A concept traveling brochure for a fictional town in northern California. This is a re-designed school project. A goal I had with this project was to step out of my comfort zone. I have a tendency to rely too heavily on illustrations. It’s a bias that someone pointed out to me. I wanted to avoid getting stuck in one pattern and one way of solving an issue, and work with photography more often in my designs where applicable.

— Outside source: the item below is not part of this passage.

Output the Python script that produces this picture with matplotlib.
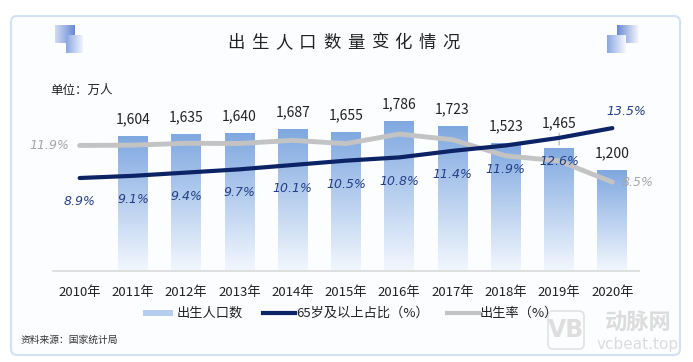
import numpy as np
import matplotlib.pyplot as plt
from matplotlib.patches import FancyBboxPatch, Rectangle
from matplotlib.lines import Line2D

plt.rcParams['font.family'] = ['Noto Sans CJK SC', 'DejaVu Sans']

years = ['2010年', '2011年', '2012年', '2013年', '2014年', '2015年',
         '2016年', '2017年', '2018年', '2019年', '2020年']
births = [None, 1604, 1635, 1640, 1687, 1655, 1786, 1723, 1523, 1465, 1200]
elderly = [8.9, 9.1, 9.4, 9.7, 10.1, 10.5, 10.8, 11.4, 11.9, 12.6, 13.5]
birth_rate = [11.90, 11.93, 12.10, 12.08, 12.37, 12.07, 12.95, 12.43, 10.94, 10.48, 8.52]

W, H = 693, 362
fig = plt.figure(figsize=(W / 100, H / 100), dpi=100)
fig.patch.set_facecolor('white')

# background layer for the card and decorations (pixel coords)
bg = fig.add_axes([0, 0, 1, 1])
bg.set_xlim(0, W)
bg.set_ylim(H, 0)
bg.axis('off')
card = FancyBboxPatch((11, 16), 669, 339, boxstyle='round,pad=0,rounding_size=6',
                      facecolor='#fcfdff', edgecolor='#d3e2f3', lw=1.5)
bg.add_patch(card)

def grad_square(ax, x0, y0, w, h, c1, c2):
    g = np.linspace(0, 1, 50).reshape(1, -1)
    c1 = np.array(plt.matplotlib.colors.to_rgb(c1))
    c2 = np.array(plt.matplotlib.colors.to_rgb(c2))
    img = c1[None, None, :] * (1 - g[..., None]) + c2[None, None, :] * g[..., None]
    ax.imshow(img, extent=[x0, x0 + w, y0 + h, y0], aspect='auto', zorder=2)

grad_square(bg, 55, 25, 20, 18, '#d0dbf3', '#6a88d4')
grad_square(bg, 66, 35, 17, 18, '#8aa7e2', '#f0f4fc')
grad_square(bg, 617, 25, 22, 18, '#6a88d4', '#f6f8fd')
grad_square(bg, 607, 35, 19, 18, '#8aa7e2', '#f6f8fd')

title = '出生人口数量变化情况'
for i, ch in enumerate(title):
    bg.text(236 + i * 23.9, 43, ch, fontsize=12.5, ha='center', va='center', color='#222222')

bg.text(50, 90, '单位：万人', fontsize=9, ha='left', va='center', color='#222222')
bg.text(21, 340, '资料来源：国家统计局', fontsize=7, ha='left', va='center', color='#333333')

# watermark
bg.text(638, 323, '动脉网', fontsize=16, fontweight='bold', ha='center', va='center', color='#dcdcdc')
bg.text(638, 345, 'vcbeat.top', fontsize=11, ha='center', va='center', color='#dcdcdc',
        family=['DejaVu Sans'])
bg.add_patch(FancyBboxPatch((548, 311), 36, 38, boxstyle='round,pad=0,rounding_size=5',
                            facecolor='none', edgecolor='#e2e2e2', lw=1.2))
bg.text(566, 330, 'VB', fontsize=17, fontweight='bold', ha='center', va='center', color='#dedede',
        family=['DejaVu Sans'])

# main chart
ax = fig.add_axes([53 / W, 91 / H, 586 / W, 171 / H])
ax.set_facecolor('none')
x = np.arange(len(years))
ax.set_xlim(-0.5, len(years) - 0.5)
ax.set_ylim(0, 2036)

bar_x = [i for i, v in enumerate(births) if v is not None]
bar_v = [v for v in births if v is not None]
bars = ax.bar(bar_x, bar_v, width=0.56, color='none', edgecolor='none', zorder=2)
top_c = np.array([0.50, 0.66, 0.88])
bot_c = np.array([0.95, 0.97, 0.995])
for b in bars:
    h = b.get_height()
    g = np.linspace(0, 1, 100).reshape(-1, 1)
    img = top_c[None, None, :] * (1 - g[..., None]) + bot_c[None, None, :] * g[..., None]
    img = np.repeat(img, 2, axis=1)
    im = ax.imshow(img, extent=[b.get_x(), b.get_x() + b.get_width(), 0, h],
                   aspect='auto', zorder=2)
    im.set_clip_path(b)

for xi, v in zip(bar_x, bar_v):
    dy = 12
    if xi == 9:
        dy = 18
        ax.annotate('', xy=(xi, v), xytext=(xi, v + 210),
                    arrowprops=dict(arrowstyle='-', color='#999999', lw=0.6))
    ax.annotate(f'{v:,}', (xi, v), xytext=(0, dy), textcoords='offset points',
                ha='center', va='center', fontsize=10, color='#222222')

ax.set_xticks(x)
ax.set_xticklabels(years, fontsize=9.5, color='#222222')
ax.tick_params(axis='x', length=0, pad=11)
ax.set_yticks([])
for s in ['top', 'right', 'left']:
    ax.spines[s].set_visible(False)
ax.spines['bottom'].set_color('#d9d9d9')
ax.spines['bottom'].set_linewidth(1.2)

ax2 = ax.twinx()
ax2.set_ylim(0.33, 16.09)
ax2.axis('off')
ax2.plot(x, birth_rate, color='#c3c3c3', lw=3.5, solid_capstyle='round', zorder=3)
ax2.plot(x, elderly, color='#0c2366', lw=3, solid_capstyle='round', zorder=4)

pct_font = dict(fontsize=9, style='italic', family=['DejaVu Sans'])
for xi, v in enumerate(elderly):
    if xi == len(elderly) - 1:
        ax2.annotate(f'{v}%', (xi, v), xytext=(10, 12), textcoords='offset points',
                     ha='center', va='center', color='#253f85', **pct_font)
    else:
        ax2.annotate(f'{v}%', (xi, v), xytext=(0, -17), textcoords='offset points',
                     ha='center', va='center', color='#253f85', **pct_font)

ax2.annotate(f'{birth_rate[0]:.1f}%', (0, birth_rate[0]), xytext=(-22, 0), textcoords='offset points',
             ha='center', va='center', color='#a6a6a6', **pct_font)
ax2.annotate(f'{birth_rate[-1]:.1f}%', (10, birth_rate[-1]), xytext=(18, 0), textcoords='offset points',
             ha='center', va='center', color='#a6a6a6', **pct_font)

# legend drawn by hand
bg.add_patch(Rectangle((143, 310), 30, 6, facecolor='#b7cdf0', edgecolor='none'))
bg.text(177, 313, '出生人口数', fontsize=9.5, ha='left', va='center', color='#222222')
bg.add_line(Line2D([263, 295], [313, 313], color='#0c2366', lw=3))
bg.text(296, 313, '65岁及以上占比（%）', fontsize=9.5, ha='left', va='center', color='#222222')
bg.add_line(Line2D([447, 479], [313, 313], color='#c3c3c3', lw=3))
bg.text(480, 313, '出生率（%）', fontsize=9.5, ha='left', va='center', color='#222222')

fig.savefig('out.png', dpi=100, facecolor='white')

I used orange and blue to represent the bright sunny weather of California. Those two colors are usually associated with in the US with summer, sunny California, and fun, especially in kid brands. These things represent impressions of what non-Californians think of California.
Brother 1816
Bold
Bold Italic
Book Italic
Traveling brochures by nature have a lot of pictures. I wanted to emphasize the local culture of this traveling brochure make it clear that there is more to a small town than its big events. In addition, I experimented with the layout and photography presentation as a way of representing the idea of “wide open” spaces out west. My approach to this was to use images with lots of “negative” space and set up as scenes (like a movie or story). Part of the design goal with travel brochures is to give that picturesque snap-shot of a place. The images on the outside of the brochure depict nice places you might see driving into town. The images on the inside are places you’d visit in a small town. A nice themed story told between the photos I had available to me.
For this project I left the city branding to a style and a word mark instead of making an icon for it. It feels more authentic for the small town vibes that would be attractive to the viewer. I didn’t want the brochure to come across as a resort, where there is no real heart or soul to the town.

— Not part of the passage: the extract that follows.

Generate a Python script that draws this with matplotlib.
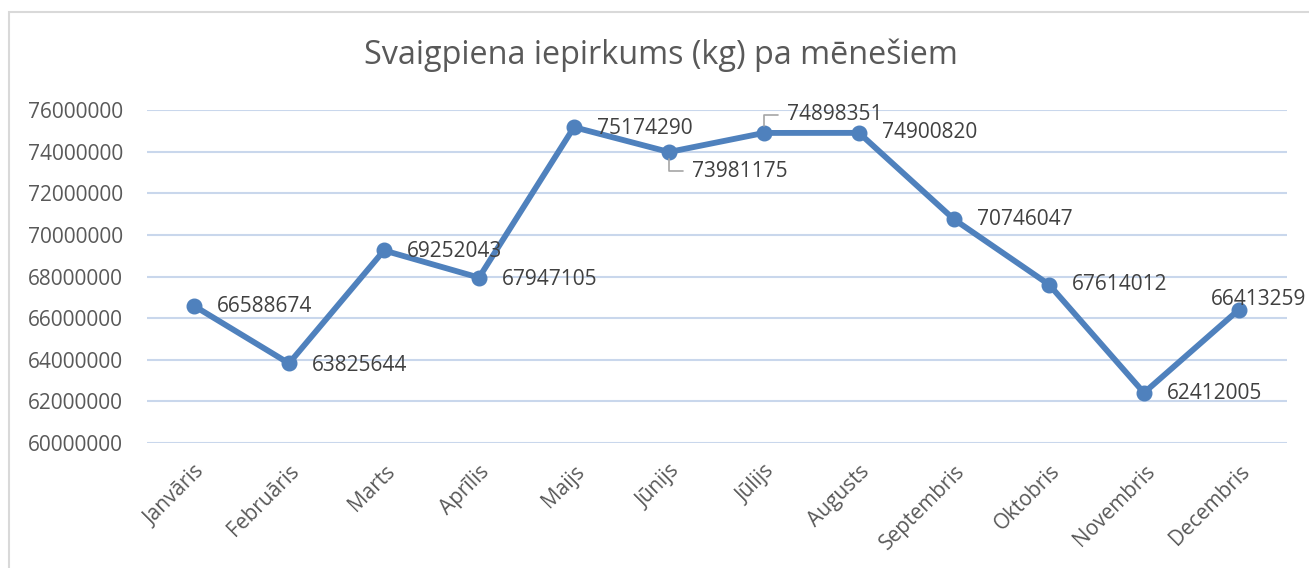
import matplotlib
matplotlib.use("Agg")
import matplotlib.pyplot as plt
from matplotlib.patches import Rectangle

months = ["Janvāris", "Februāris", "Marts", "Aprīlis", "Maijs", "Jūnijs",
          "Jūlijs", "Augusts", "Septembris", "Oktobris", "Novembris", "Decembris"]
values = [66588674, 63825644, 69252043, 67947105, 75174290, 73981175,
          74898351, 74900820, 70746047, 67614012, 62412005, 66413259]
yticks = [60000000, 62000000, 64000000, 66000000, 68000000, 70000000,
          72000000, 74000000, 76000000]
title = "Svaigpiena iepirkums (kg) pa mēnešiem"

FONT = ["Open Sans", "DejaVu Sans"]
plt.rcParams['font.family'] = FONT

W, H = 1309, 568
fig = plt.figure(figsize=(W / 100, H / 100), dpi=100)
fig.patch.set_facecolor("white")

# chart border
fig.add_artist(Rectangle((9 / W, -0.1), 1.2, 1 - 12 / H + 0.1, transform=fig.transFigure,
                         fill=False, edgecolor="#D9D9D9", linewidth=1.5))

left, right = 146.5 / W, 1286.5 / W
bottom, top = 1 - 443 / H, 1 - 110 / H
ax = fig.add_axes([left, bottom, right - left, top - bottom])

x = list(range(len(months)))
line_color = "#4F81BD"
ax.plot(x, values, color=line_color, linewidth=4.2, marker="o", markersize=10.5,
        solid_capstyle="round", solid_joinstyle="round", zorder=3, clip_on=False)

ax.set_xlim(-0.5, len(months) - 0.5)
ax.set_ylim(yticks[0], yticks[-1])
ax.set_yticks(yticks)
ax.set_yticklabels([str(v) for v in yticks])
ax.set_xticks(x)
ax.set_xticklabels(months, rotation=45, ha="right", rotation_mode="anchor")
ax.tick_params(axis="y", length=0, pad=17, labelsize=15, labelcolor="#595959")
ax.tick_params(axis="x", length=0, pad=13, labelsize=15, labelcolor="#595959")
for s in ax.spines.values():
    s.set_visible(False)
ax.grid(axis="y", color="#C9D7EC", linewidth=1.5)
ax.set_axisbelow(True)

# data labels (offsets in pixels)
offsets = {0: (23, -1), 1: (23, -2), 2: (23, -1), 3: (23, -2), 4: (23, -1),
           5: (23, -19), 6: (23, 18), 7: (23, 0), 8: (23, 0), 9: (23, 0),
           10: (23, -1), 11: (-28, 10)}
for i, v in enumerate(values):
    dx, dy = offsets[i]
    ax.annotate(str(v), (i, v), xytext=(dx, dy), textcoords="offset pixels",
                ha="left", va="center", fontsize=15, color="#404040", zorder=5,
                annotation_clip=False)

# leader lines for Jūnijs (below) and Jūlijs (above)
lc = "#A6A6A6"
ax.annotate("", (5, values[5]), xytext=(14, -19), textcoords="offset pixels",
            arrowprops=dict(arrowstyle="-", color=lc, lw=1.2,
                            connectionstyle="angle,angleA=0,angleB=90,rad=0",
                            shrinkA=0, shrinkB=5))
ax.annotate("", (6, values[6]), xytext=(14, 18), textcoords="offset pixels",
            arrowprops=dict(arrowstyle="-", color=lc, lw=1.2,
                            connectionstyle="angle,angleA=0,angleB=90,rad=0",
                            shrinkA=0, shrinkB=5))

fig.text(661 / W, 1 - 55 / H, title, ha="center", va="center", fontsize=23.3,
         color="#595959")

fig.savefig("out.png", dpi=100, facecolor="white")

I went this route for a number of reasons but specifically because of an incident where I briefly visited a small town and came back a few years later only to find that the sweet lovely town had been gouged out by multiple resorts and no one really lived there anymore. It was very depressing. I remember feeling like a tiny part of my soul was crushed. Tourism at no point should eliminate a town or city. I wanted the reason for people to visit this fictional town to be to enjoy the town itself for what it is and not one or two resorts.

While re-working this project for my portfolio I tried to keep it from feeling too busy. In previous versions there was too much static. It was hard to focus on any one topic or section and the amount of pictures leaned too close into pointlessly busy. An important part of the brochure was to avoid overwhelming the viewer.
The pictures as the background, put an emphasis on places in town and in local nature was an intention to highlight that the town as a whole was worth visiting. There is something for everyone in Kettering California and maybe something you weren’t expecting.